* [Job]: Copy out the listing in full, exactly as written, but not its pictures.
....................
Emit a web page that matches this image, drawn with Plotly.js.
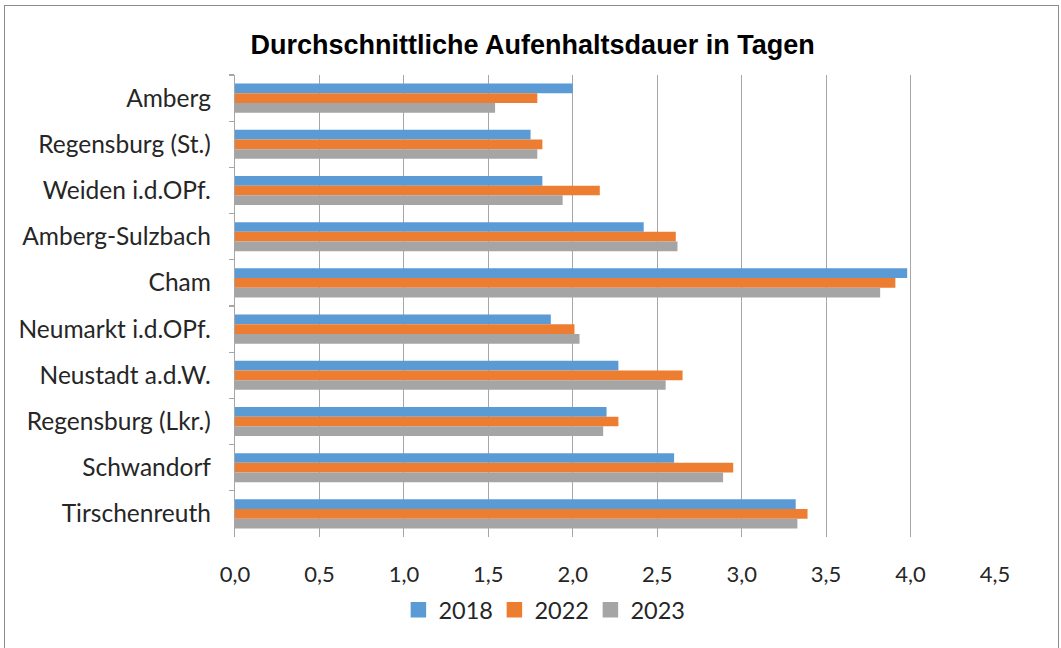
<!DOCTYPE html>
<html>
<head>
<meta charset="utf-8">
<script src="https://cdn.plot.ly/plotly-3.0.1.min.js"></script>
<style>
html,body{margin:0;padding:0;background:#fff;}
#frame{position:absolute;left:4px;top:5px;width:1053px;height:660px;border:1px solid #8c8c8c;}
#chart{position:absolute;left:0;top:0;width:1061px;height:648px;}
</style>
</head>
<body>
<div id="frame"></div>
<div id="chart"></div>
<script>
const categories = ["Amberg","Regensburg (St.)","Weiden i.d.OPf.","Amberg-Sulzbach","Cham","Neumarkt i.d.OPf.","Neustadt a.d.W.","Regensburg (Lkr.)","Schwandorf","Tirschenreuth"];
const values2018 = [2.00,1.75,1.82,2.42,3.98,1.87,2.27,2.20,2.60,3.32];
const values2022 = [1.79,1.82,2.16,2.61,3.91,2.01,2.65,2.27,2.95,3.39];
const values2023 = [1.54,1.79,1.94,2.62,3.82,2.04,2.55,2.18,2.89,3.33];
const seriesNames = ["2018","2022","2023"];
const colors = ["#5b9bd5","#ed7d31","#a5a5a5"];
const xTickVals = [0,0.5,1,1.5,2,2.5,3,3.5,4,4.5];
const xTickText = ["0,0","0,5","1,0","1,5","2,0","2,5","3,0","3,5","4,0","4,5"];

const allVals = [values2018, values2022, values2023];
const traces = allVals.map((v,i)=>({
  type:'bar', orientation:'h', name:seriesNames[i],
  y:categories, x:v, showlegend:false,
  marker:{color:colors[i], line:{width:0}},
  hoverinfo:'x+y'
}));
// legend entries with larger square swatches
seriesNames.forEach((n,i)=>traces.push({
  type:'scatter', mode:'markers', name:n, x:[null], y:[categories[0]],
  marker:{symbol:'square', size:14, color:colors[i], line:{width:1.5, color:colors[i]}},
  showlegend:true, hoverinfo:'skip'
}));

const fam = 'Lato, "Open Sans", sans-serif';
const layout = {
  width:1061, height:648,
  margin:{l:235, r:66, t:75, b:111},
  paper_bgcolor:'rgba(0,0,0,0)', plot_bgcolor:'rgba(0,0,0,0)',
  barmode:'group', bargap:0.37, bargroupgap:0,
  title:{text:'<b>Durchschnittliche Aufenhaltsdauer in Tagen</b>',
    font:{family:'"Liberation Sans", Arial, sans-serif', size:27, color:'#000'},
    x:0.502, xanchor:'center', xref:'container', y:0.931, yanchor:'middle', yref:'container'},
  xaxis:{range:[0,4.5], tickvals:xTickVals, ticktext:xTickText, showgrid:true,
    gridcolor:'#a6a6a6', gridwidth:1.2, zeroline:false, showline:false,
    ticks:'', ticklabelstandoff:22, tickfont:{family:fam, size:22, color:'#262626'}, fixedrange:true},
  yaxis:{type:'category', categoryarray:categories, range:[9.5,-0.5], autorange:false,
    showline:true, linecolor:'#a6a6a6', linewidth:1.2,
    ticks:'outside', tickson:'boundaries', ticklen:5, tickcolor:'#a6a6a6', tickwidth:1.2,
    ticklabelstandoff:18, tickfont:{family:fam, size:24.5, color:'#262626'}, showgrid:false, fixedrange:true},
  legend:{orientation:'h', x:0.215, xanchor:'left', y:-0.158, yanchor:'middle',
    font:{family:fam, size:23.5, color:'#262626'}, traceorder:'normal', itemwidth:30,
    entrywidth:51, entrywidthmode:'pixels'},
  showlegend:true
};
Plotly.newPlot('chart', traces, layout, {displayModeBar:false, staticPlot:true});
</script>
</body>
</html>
....................
* [Solved problem]:
Emit a web page that matches this image, drawn with Plotly.js.
<!DOCTYPE html>
<html>
<head>
<meta charset="utf-8">
<script src="https://cdn.plot.ly/plotly-3.0.1.min.js"></script>
<style>
html,body{margin:0;padding:0;background:#fff;}
#frame{position:absolute;left:4px;top:5px;width:1053px;height:660px;border:1px solid #8c8c8c;}
#chart{position:absolute;left:0;top:0;width:1061px;height:648px;}
</style>
</head>
<body>
<div id="frame"></div>
<div id="chart"></div>
<script>
const categories = ["Amberg","Regensburg (St.)","Weiden i.d.OPf.","Amberg-Sulzbach","Cham","Neumarkt i.d.OPf.","Neustadt a.d.W.","Regensburg (Lkr.)","Schwandorf","Tirschenreuth"];
const values2018 = [2.00,1.75,1.82,2.42,3.98,1.87,2.27,2.20,2.60,3.32];
const values2022 = [1.79,1.82,2.16,2.61,3.91,2.01,2.65,2.27,2.95,3.39];
const values2023 = [1.54,1.79,1.94,2.62,3.82,2.04,2.55,2.18,2.89,3.33];
const seriesNames = ["2018","2022","2023"];
const colors = ["#5b9bd5","#ed7d31","#a5a5a5"];
const xTickVals = [0,0.5,1,1.5,2,2.5,3,3.5,4,4.5];
const xTickText = ["0,0","0,5","1,0","1,5","2,0","2,5","3,0","3,5","4,0","4,5"];

const allVals = [values2018, values2022, values2023];
const traces = allVals.map((v,i)=>({
  type:'bar', orientation:'h', name:seriesNames[i],
  y:categories, x:v, showlegend:false,
  marker:{color:colors[i], line:{width:0}},
  hoverinfo:'x+y'
}));
// legend entries with larger square swatches
seriesNames.forEach((n,i)=>traces.push({
  type:'scatter', mode:'markers', name:n, x:[null], y:[categories[0]],
  marker:{symbol:'square', size:14, color:colors[i], line:{width:1.5, color:colors[i]}},
  showlegend:true, hoverinfo:'skip'
}));

const fam = 'Lato, "Open Sans", sans-serif';
const layout = {
  width:1061, height:648,
  margin:{l:235, r:66, t:75, b:111},
  paper_bgcolor:'rgba(0,0,0,0)', plot_bgcolor:'rgba(0,0,0,0)',
  barmode:'group', bargap:0.37, bargroupgap:0,
  title:{text:'<b>Durchschnittliche Aufenhaltsdauer in Tagen</b>',
    font:{family:'"Liberation Sans", Arial, sans-serif', size:27, color:'#000'},
    x:0.502, xanchor:'center', xref:'container', y:0.931, yanchor:'middle', yref:'container'},
  xaxis:{range:[0,4.5], tickvals:xTickVals, ticktext:xTickText, showgrid:true,
    gridcolor:'#a6a6a6', gridwidth:1.2, zeroline:false, showline:false,
    ticks:'', ticklabelstandoff:22, tickfont:{family:fam, size:22, color:'#262626'}, fixedrange:true},
  yaxis:{type:'category', categoryarray:categories, range:[9.5,-0.5], autorange:false,
    showline:true, linecolor:'#a6a6a6', linewidth:1.2,
    ticks:'outside', tickson:'boundaries', ticklen:5, tickcolor:'#a6a6a6', tickwidth:1.2,
    ticklabelstandoff:18, tickfont:{family:fam, size:24.5, color:'#262626'}, showgrid:false, fixedrange:true},
  legend:{orientation:'h', x:0.215, xanchor:'left', y:-0.158, yanchor:'middle',
    font:{family:fam, size:23.5, color:'#262626'}, traceorder:'normal', itemwidth:30,
    entrywidth:51, entrywidthmode:'pixels'},
  showlegend:true
};
Plotly.newPlot('chart', traces, layout, {displayModeBar:false, staticPlot:true});
</script>
</body>
</html>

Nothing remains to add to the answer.